» **Do this**
Find every line in the records below that holds the word "Output", and copy it out.

START Material for this exercise

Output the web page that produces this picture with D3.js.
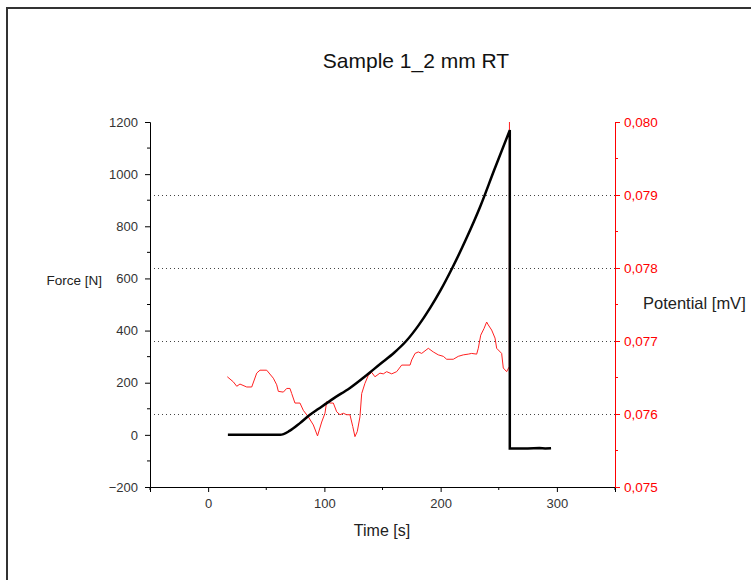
<!DOCTYPE html>
<html>
<head>
<meta charset="utf-8">
<script src="https://cdn.jsdelivr.net/npm/d3@7"></script>
<style>
  body { margin: 0; background: #fff; }
  svg { display: block; font-family: "Liberation Sans", Arial, sans-serif; }
</style>
</head>
<body>
<svg id="chart" width="751" height="580"></svg>
<script>
// Force curve (black)
var forceTime  = [17, 62, 70, 79, 87, 95, 108, 122, 136, 148, 160, 170, 181, 191, 200, 210, 222, 234, 246, 259.5, 259.5, 275, 285, 290, 295];
var forceValue = [0, 0, 15, 45, 75, 100, 140, 180, 228, 272, 315, 358, 420, 487, 555, 640, 752, 875, 1015, 1169, -52, -52, -50, -52, -51];

// Potential curve (red)
var potTime  = [16.5, 21.7, 24.6, 27.4, 33.2, 37.5, 41.8, 44.6, 50.4, 56.1, 59, 60.4, 64.7, 67.6, 70.4, 71.9, 74.7, 79, 81.9, 86.2, 90.5, 94.1,
                97.7, 100.5, 102, 104.8, 107.7, 110.6, 113.4, 116.3, 119.2, 122, 124.4, 126.3, 128.3, 130.6, 132.1, 134.9, 137.8, 140.7,
                143.5, 147.8, 150.7, 153.6, 157.9, 162.2, 166.5, 173.7, 175.1, 178, 180.8, 183.7, 189.4, 193.7, 198, 202.3, 205.2, 210.9,
                215.2, 219.5, 223.8, 226.7, 231, 232.4, 234.5, 237.3, 239.6, 241, 243.9, 246.8, 248.2, 252.5, 253.9, 256.8, 259.1, 259.2];
var potValue = [0.07651, 0.07644, 0.07638, 0.07641, 0.07637, 0.07637, 0.07656, 0.07660, 0.07660, 0.07649, 0.07640, 0.07631, 0.07630, 0.07635, 0.07635, 0.07628, 0.07615, 0.07615, 0.07605, 0.07596, 0.07585, 0.07570,
                0.07589, 0.07601, 0.07617, 0.07615, 0.07615, 0.07603, 0.07599, 0.07601, 0.07599, 0.07599, 0.07583, 0.07569, 0.07576, 0.07596, 0.07628, 0.07642, 0.07653, 0.07657,
                0.07651, 0.07656, 0.07655, 0.07658, 0.07655, 0.07658, 0.07667, 0.07667, 0.07674, 0.07683, 0.07685, 0.07683, 0.07690, 0.07685, 0.07681, 0.07679, 0.07675, 0.07675,
                0.07679, 0.07681, 0.07682, 0.07683, 0.07682, 0.07690, 0.07708, 0.07717, 0.07726, 0.07722, 0.07715, 0.07704, 0.07690, 0.07683, 0.07663, 0.07658, 0.07665, 0.0800];

// Axis ticks
var xTicks = [0, 100, 200, 300];
var xMinor = [-50, 50, 150, 250, 350];
var yTicks = [-200, 0, 200, 400, 600, 800, 1000, 1200];
var yMinor = [-100, 100, 300, 500, 700, 900, 1100];
var vTicks = [0.075, 0.076, 0.077, 0.078, 0.079, 0.080];
var vMinor = [0.0755, 0.0765, 0.0775, 0.0785, 0.0795];
var vGrid  = [0.076, 0.077, 0.078, 0.079];

var svg = d3.select("#chart");
var plot = { left: 150, right: 615, top: 122, bottom: 487 };

var x = d3.scaleLinear().domain([-50, 350]).range([plot.left, plot.right]);
var y = d3.scaleLinear().domain([-200, 1200]).range([plot.bottom, plot.top]);
var yr = d3.scaleLinear().domain([0.075, 0.080]).range([plot.bottom, plot.top]);

// outer frame
svg.append("path")
  .attr("d", "M7,590 V8 H760")
  .attr("fill", "none")
  .attr("stroke", "#333")
  .attr("stroke-width", 2);

// title
svg.append("text")
  .attr("x", 416).attr("y", 68)
  .attr("text-anchor", "middle")
  .style("font-size", "21px")
  .attr("fill", "#111")
  .text("Sample 1_2 mm RT");

// dotted grid lines at right-axis ticks
svg.append("g").selectAll("line")
  .data(vGrid)
  .enter().append("line")
  .attr("x1", plot.left).attr("x2", plot.right)
  .attr("y1", d => Math.round(yr(d)) + 0.5)
  .attr("y2", d => Math.round(yr(d)) + 0.5)
  .attr("stroke", "#444")
  .attr("stroke-dasharray", "1,3");

// bottom axis
var gx = svg.append("g")
  .attr("transform", "translate(0," + plot.bottom + ")")
  .call(d3.axisBottom(x).tickValues(xTicks).tickSize(5).tickFormat(d3.format("d")));
gx.append("g").selectAll("line")
  .data(xMinor).enter().append("line")
  .attr("x1", d => x(d)).attr("x2", d => x(d))
  .attr("y1", 0).attr("y2", 3)
  .attr("stroke", "#000");

// left axis
var gy = svg.append("g")
  .attr("transform", "translate(" + plot.left + ",0)")
  .call(d3.axisLeft(y).tickValues(yTicks).tickSize(5).tickFormat(d3.format("d")));
gy.append("g").selectAll("line")
  .data(yMinor).enter().append("line")
  .attr("y1", d => y(d)).attr("y2", d => y(d))
  .attr("x1", 0).attr("x2", -3)
  .attr("stroke", "#000");

// right axis (red)
var commaFmt = d => d3.format(".3f")(d).replace(".", ",");
var gr = svg.append("g")
  .attr("transform", "translate(" + plot.right + ",0)")
  .call(d3.axisRight(yr).tickValues(vTicks).tickSize(5).tickFormat(commaFmt));
gr.append("g").selectAll("line")
  .data(vMinor).enter().append("line")
  .attr("y1", d => yr(d)).attr("y2", d => yr(d))
  .attr("x1", 0).attr("x2", 3)
  .attr("stroke", "#f00");

[gx, gy].forEach(g => {
  g.selectAll("path, line").attr("stroke", "#000");
  g.selectAll("text").attr("fill", "#333").style("font-size", "13px").style("font-family", "Liberation Sans, Arial, sans-serif");
});
gr.selectAll("path, line").attr("stroke", "#f00");
gr.selectAll("text").attr("fill", "#f00").style("font-size", "13.5px").style("font-family", "Liberation Sans, Arial, sans-serif");
gy.selectAll(".tick text").attr("x", -12);
gr.selectAll(".tick text").attr("x", 9);
gx.selectAll(".tick text").attr("y", 12);

// axis titles
svg.append("text")
  .attr("x", 102).attr("y", 285)
  .attr("text-anchor", "end")
  .style("font-size", "13.5px")
  .attr("fill", "#222")
  .text("Force [N]");

svg.append("text")
  .attr("x", 643).attr("y", 309)
  .style("font-size", "16.5px")
  .attr("fill", "#222")
  .text("Potential [mV]");

svg.append("text")
  .attr("x", 382).attr("y", 536)
  .attr("text-anchor", "middle")
  .style("font-size", "16px")
  .attr("fill", "#222")
  .text("Time [s]");

// potential line
var potData = potTime.map((t, i) => [t, potValue[i]]);
svg.append("path")
  .datum(potData)
  .attr("fill", "none")
  .attr("stroke", "#ff2020")
  .attr("stroke-width", 1)
  .attr("d", d3.line().x(d => x(d[0])).y(d => yr(d[1])));

// force line: smooth rise, then straight drop and tail
var forceData = forceTime.map((t, i) => [t, forceValue[i]]);
var riseEnd = forceTime.indexOf(259.5) + 1;
var smooth = d3.line().x(d => x(d[0])).y(d => y(d[1])).curve(d3.curveMonotoneX);
var straight = d3.line().x(d => x(d[0])).y(d => y(d[1]));
svg.append("path")
  .attr("fill", "none")
  .attr("stroke", "#000")
  .attr("stroke-width", 2.5)
  .attr("d", smooth(forceData.slice(0, riseEnd)) + straight(forceData.slice(riseEnd - 1)).replace("M", "L"));
</script>
</body>
</html>
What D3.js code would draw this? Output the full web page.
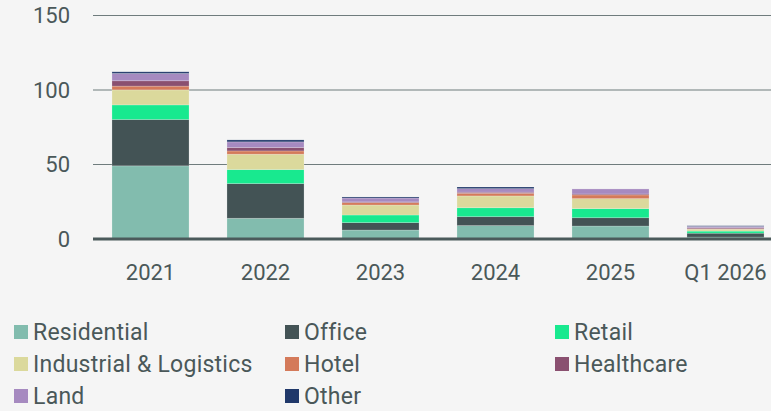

END Material for this exercise

» **Task response**
Output the web page that produces this picture with D3.js.
What D3.js code would draw this? Output the full web page.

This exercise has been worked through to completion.